# Social Networks - Assignment 0 [optional]

This **Home Assignment** is **optional**, it does not count towards your final chance to take part in the exam. It familiarizes you with basics of *statistics* and basics of the *sklearn* package and most importantly with the general setup for home assignments.
This first home assignment is shorter and also less difficult than upcoming ones.

You can expect numpy, pandas and sklearn to be installed

## Formalities

**Submit in a group of 3-4 people until 28.04.2022 23:59CET. The deadline is strict!**

## Evaluation and Grading
General advice for programming excercises at *CSSH*:
Evaluation of your submission is done semi-automatically. Think of it as this notebook being 
executed once. Afterwards, some test functions are appended to this file and executed respectively.

Therefore:
* Submit valid _Python3_ code only!
* Use external libraries only when specified by task.
* Ensure your definitions (functions, classes, methods, variables) follow the specification if
  given. The concrete signature of e.g. a function usually can be inferred from task description, 
  code skeletons and test cases.
* Ensure the notebook does not rely on current notebook or system state!
  * Use `Kernel --> Restart & Run All` to see if you are using any definitions, variables etc. that 
    are not in scope anymore.
* Keep your code idempotent!

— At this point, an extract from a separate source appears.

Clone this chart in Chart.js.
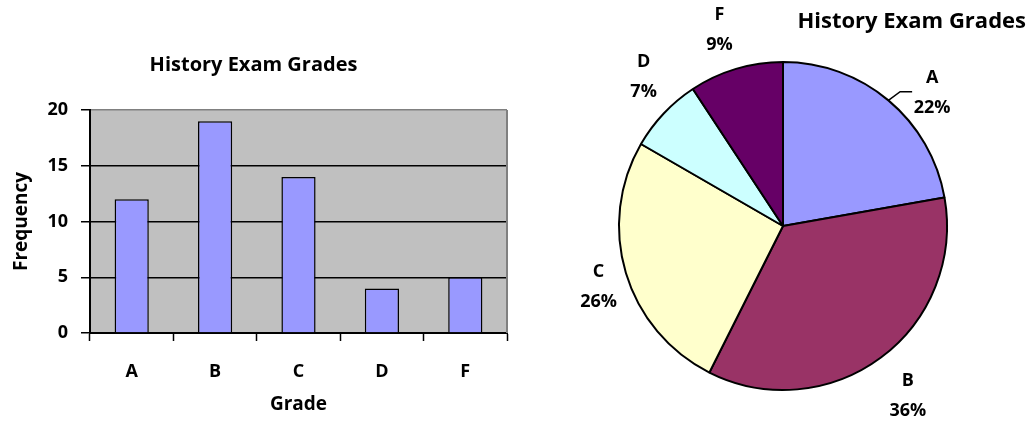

Running it or parts of it multiple times must not yield different
  results. Minimize usage of global variables.
* Ensure your code / notebook terminates in reasonable time.

**There's a story behind each of these points! Don't expect us to fix your stuff!**

Regarding the scores, you will get no points for a task if:
- your function throws an unexpected error (e.g. takes the wrong number of arguments)
- gets stuck in an infinite loop
- takes much much longer than expected (e.g. >1s to compute the mean of two numbers)
- does not produce the desired output (e.g. returns an descendingly sorted list even though we asked for ascending, returns the mean and the std even though we asked for only the mean, prints an output instead of returning it!)

In [1]:
# credentials of all team members (you may add or remove members from the list)
team_members = [
    {
        'first_name': 'Felix',
        'last_name': 'Stamm',
        'student_id': 123451
    },
    {
        'first_name': 'Bob',
        'last_name': 'Bar',
        'student_id': 54321
    }
]

In [2]:
from typing import List, Union
from numbers import Number
from unittest import TestCase
some_testCase = TestCase()

# General remarks


- Even though this is an optional Assignment, use this opportunity to test/train for the real home assignments
- Python has weak scoping, be careful not to use variables from outside instead of those defined in the functions
- You are welcome to add additional usecases to test your function
- Try to keep your code as deterministic as possible

## Task 1 (5 points total)
To refresh your knowledge on basic statistics we are going to implement mean, mode, median and standard deviation. All these functions should leave the input argument intact. Try to come up with your own solution and do *not* just use the functions from the statistics/numpy/pandas package.


### 1a) Mean (1)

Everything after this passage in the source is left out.